I would like to clarify that the pre date was not my idea. Like the previous post stated I would like to get laid and the less complicated the better. I would think that a provider's business would be like any other and customer service would be a high priority. More returning clients equals less advertising and more enjoyment for the provider.
Like the subject says it is a rant. I wanted to get laid before easter and now it it strecthing into 2 weeks later. I get the same treatment at home. I thought this route would be a good alternetive. The jury is still out.
From my standpoint, the reality of it, it is a business and although I feel that I have a great relationship with some of the girls I met through this site, each time I have invited them to dinner ( and dinner only , no hidden agenda or expectation other than dinner on my part, for say their birthday), it never happened. Was I disapointed at the time? Maybe a little but I respect their boundaries and while they are great are making me feel special when I am with them, I clearly understand that they have a private life, other things going on and that's just how it is..So now I never offer them to get dinner or have drinks... I just expect to have a great time during our scheduled time, and we always do and I appreciate the time spent together within the boundaries that they are comfortable with.

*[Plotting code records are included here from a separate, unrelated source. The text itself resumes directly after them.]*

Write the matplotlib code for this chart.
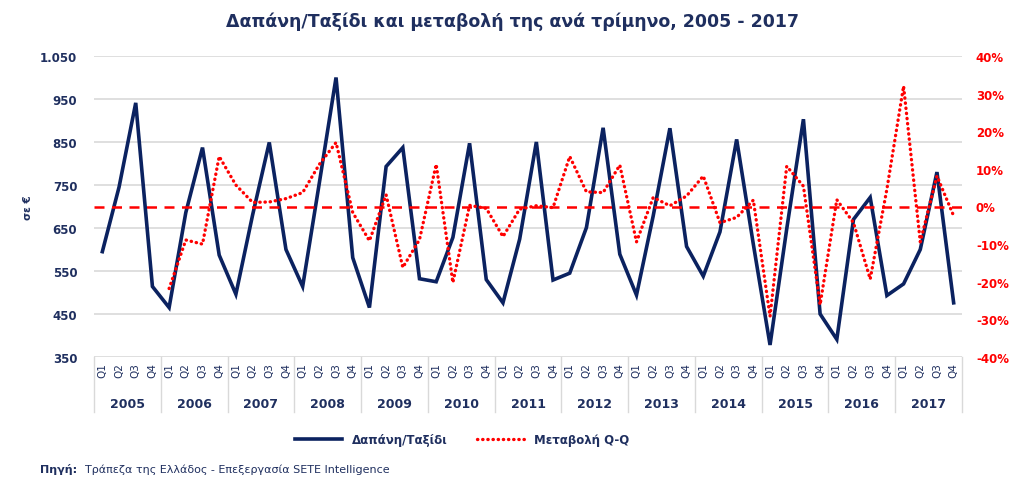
import matplotlib
matplotlib.use("Agg")
import matplotlib.pyplot as plt
import matplotlib.transforms as mtransforms
import numpy as np

years = ['2005', '2006', '2007', '2008', '2009', '2010', '2011',
         '2012', '2013', '2014', '2015', '2016', '2017']
quarters = ['Q1', 'Q2', 'Q3', 'Q4']

# spending per trip (euro), quarterly
spend = [595, 745, 941, 514,
         465, 686, 837, 587,
         496, 680, 849, 600,
         514, 755, 1000, 581,
         465, 793, 837, 532,
         525, 628, 847, 530,
         476, 624, 850, 529,
         545, 651, 883, 589,
         494, 678, 882, 607,
         538, 641, 856, 612,
         378, 648, 903, 450,
         391, 670, 721, 493,
         520, 600, 780, 476]

# change (%), no values for 2005
change = [None, None, None, None,
          -21.8, -8.9, -10.0, 13.3,
          5.7, 1.1, 1.2, 2.1,
          3.7, 11.2, 17.0, -1.6,
          -9.1, 3.1, -16.2, -8.8,
          11.2, -20.2, 0.3, -0.5,
          -8.0, -0.7, 0.2, -0.3,
          13.3, 3.9, 3.7, 11.0,
          -9.4, 2.4, 0.2, 2.8,
          8.1, -4.3, -2.9, 1.7,
          -29.2, 10.7, 5.4, -26.1,
          1.8, -4.3, -19.3, 4.6,
          32.0, -9.4, 8.1, -2.5]

navy = '#0B2260'
text_navy = '#1F2F5F'
red = '#FF0000'
grid = '#D9D9D9'

plt.rcParams['font.family'] = ['DejaVu Sans']

fig = plt.figure(figsize=(10.24, 4.89), dpi=100)
ax = fig.add_axes([94 / 1024, 1 - 358 / 489, 868 / 1024, 301 / 489])
ax2 = ax.twinx()

x = np.arange(len(spend))
labels = [q for y in years for q in quarters]

ax.plot(x, spend, color=navy, lw=2.6, solid_joinstyle='miter', label='Δαπάνη/Ταξίδι')
ch = np.array([np.nan if v is None else v / 100 for v in change])
ax2.plot(x, ch, color=red, lw=2.4, linestyle=(0, (0.1, 1.45)),
         dash_capstyle='round', label='Μεταβολή Q-Q')
ax2.axhline(0, color=red, lw=1.8, linestyle=(0, (4, 3)))

ax.set_xlim(-0.5, len(spend) - 0.5)
ax.set_ylim(350, 1050)
ax.set_yticks(np.arange(350, 1051, 100))
ax.set_yticklabels([f'{v:,}'.replace(',', '.') for v in range(350, 1051, 100)],
                   fontsize=8.5, fontweight='bold', color=text_navy)
ax.yaxis.grid(True, color=grid, lw=1.2)
ax.set_axisbelow(True)
ax.tick_params(axis='y', length=0, pad=12)

ax2.set_ylim(-0.4, 0.4)
ax2.set_yticks(np.arange(-0.4, 0.41, 0.1))
ax2.set_yticklabels([f'{round(v * 100):d}%' for v in np.arange(-0.4, 0.41, 0.1)],
                    fontsize=8.5, fontweight='bold', color=red)
ax2.tick_params(axis='y', length=0, pad=10)

ax.set_xticks(x)
ax.set_xticklabels(labels, rotation=90, fontsize=7.5, color=text_navy)
ax.tick_params(axis='x', length=0, pad=4)

for a in (ax, ax2):
    for s in a.spines.values():
        s.set_visible(False)

ax.set_ylabel('σε €', fontsize=7.5, fontweight='bold', color=text_navy, labelpad=5)

trans = mtransforms.blended_transform_factory(ax.transData, ax.transAxes)
for i, yr in enumerate(years):
    ax.text(i * 4 + 1.5, -0.156, yr, transform=trans, ha='center', va='center',
            fontsize=9, fontweight='bold', color=text_navy)
for b in np.arange(-0.5, len(spend), 4):
    ax.plot([b, b], [0, -0.183], transform=trans, clip_on=False, color=grid, lw=1)

fig.text(512 / 1024, 1 - 22 / 489, 'Δαπάνη/Ταξίδι και μεταβολή της ανά τρίμηνο, 2005 - 2017',
         ha='center', va='center', fontsize=12.5, fontweight='bold', color=text_navy)

h1, l1 = ax.get_legend_handles_labels()
h2, l2 = ax2.get_legend_handles_labels()
leg = fig.legend(h1 + h2, l1 + l2, loc='center', bbox_to_anchor=(462 / 1024, 1 - 441 / 489),
                 ncol=2, frameon=False, handlelength=4, columnspacing=2.5,
                 prop={'size': 8.5, 'weight': 'bold'})
for t in leg.get_texts():
    t.set_color(text_navy)

fig.text(40 / 1024, 1 - 470 / 489, 'Πηγή:', ha='left', va='center',
         fontsize=8, fontweight='bold', color=text_navy)
fig.text(85 / 1024, 1 - 470 / 489, 'Τράπεζα της Ελλάδος - Επεξεργασία SETE Intelligence',
         ha='left', va='center', fontsize=8, color=text_navy)

fig.savefig('out.png', dpi=100)
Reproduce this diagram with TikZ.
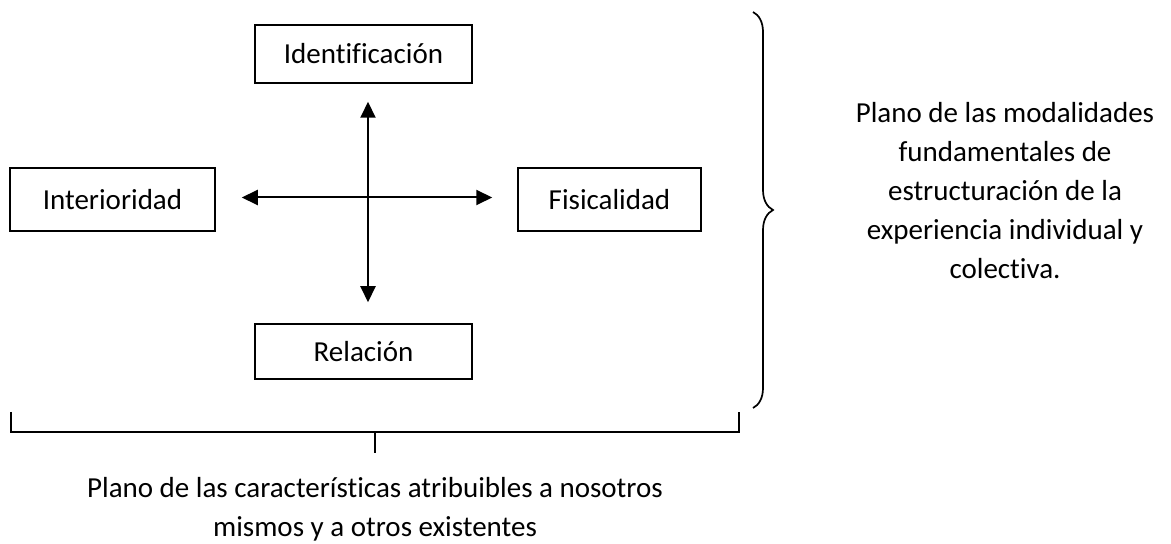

For the experience you seem to be looking for (initially), I suggest you contact a well reviewed provider and choose a package she offers allowing you to spend more time with her, such as a 2 hour rendezvous or a 3 hour dinner date. There are plenty of options out there.
On another note...If you are just ready to get down and dirty, DO just that! That's the name of the game and we ALL like to get naughty. Well I should hope most of us anyway. No pre-date should be necessary. Just spend your time and $ wisely and get busy!
In your case it appears the pre-date worked as a disadvantage to both of you all around, as understandably could be the case. I, myself, have never been on a pre-date. As far as I am concerned, if you check out during my screening process, you are the 'King of My Castle' for the duration of our time spent.